Le nationalisme justifie les pires exactions. C’est en héros faustien que Fritz Haber monnaye sa respectabilité, ses honneurs contre un engagement dans le mal absolu : détruire le plus d’hommes possibles au nom de la sécurité d’une nation. La science déshonorée par des hommes d’honneur. Albert Einstein devient la référence morale.
Enfin, l’auteur dénonce, tout en y feignant d’y succomber, l’illusion d’une Histoire pilotée par des hommes d’exception. Les héros, titre de l’album, sont bien là. Artistes, industriels, savants, politiques. Ils ont leurs réseaux, échafaudent des plans, prennent les décisions importantes. David Vandermeulen dépeint plus un monde tel qu’il se voit lui-même que le monde auquel il adhère. Les déterminismes (matérialisme historique, mouvements sociaux) y sont absents. Seuls des esprits (bien ou mal) éclairés gouvernent ce monde. C’est que cet effet de loupe lui permet d’accentuer les paradoxes et l’ironie de l’Histoire : Juif, Fritz Haber inventa le Zyklon B, qui tua tant de Juifs (mais aussi beaucoup d’autres) pour l’amour d’une Allemagne qui ne l’aimait pas. Dans l’autre camp, Chaim Weizman, pionnier du sionisme, participe largement à l’effort de guerre britannique pour la production du TNT. C’est donc avec une certaine ironie que sont dépeints les héros du titre. Au reste, les vrais héros contemporains (ceux des vainqueurs tels qu’Einstein, Weizman) ne sont pas épargnés : ils ont côtoyé le diable et en acceptant son hospitalité, lui ont accordé crédit.

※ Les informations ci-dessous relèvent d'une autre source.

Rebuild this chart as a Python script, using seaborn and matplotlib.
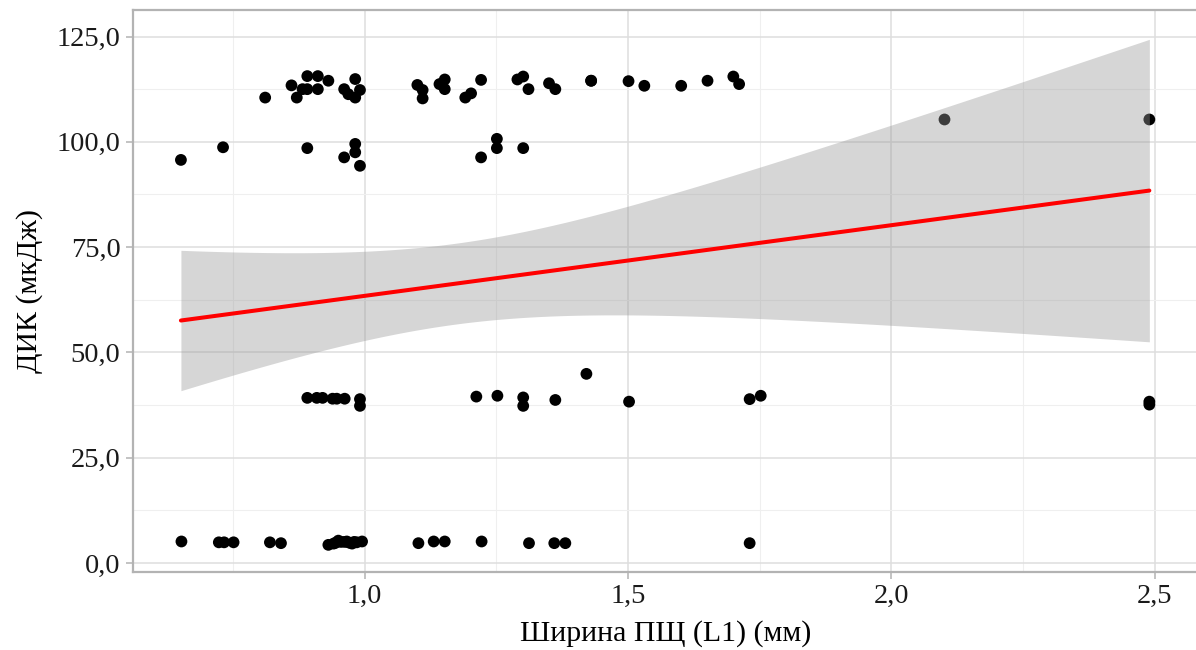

Si le récit n’est pas dénué d’une réflexion épistémologique (comment la science en vient-elle à être utilisée contre l’homme ?), il brille par sa construction rigoureuse, en une série d’épisodes qui émaillent l’agenda apocalyptique de l’Histoire. Peu de discours. Des dialogues, des rencontres entre humains, contextualisées (événements, aventures amoureuses, situations familiales), l’évolution d’une pensée, d’un engagement personnel. L’éclectisme des thèmes abordés, les citations savantes donnent au récit une dimension universelle et intemporelle. Une grande réussite narrative.
Il faut louer, enfin, l’originalité du graphisme. Des aquarelles en forme de photos sépia délavées qui donnent à la fois le rendu du déroulement d’un film muet et d’une tonalité picturale en phase avec son époque. Des inserts de textes encadrés accentuent l’effet cinéma d’actualité émergent. Les dessins sont centrés sur les figures des personnages pour en saisir l’intimité intellectuelle et affective. À l’instar de la couverture, chaque case fait figure d’instantané vaporeux ou de trace mnésique. Entre rêve et réalité passée. Une grande réussite graphique.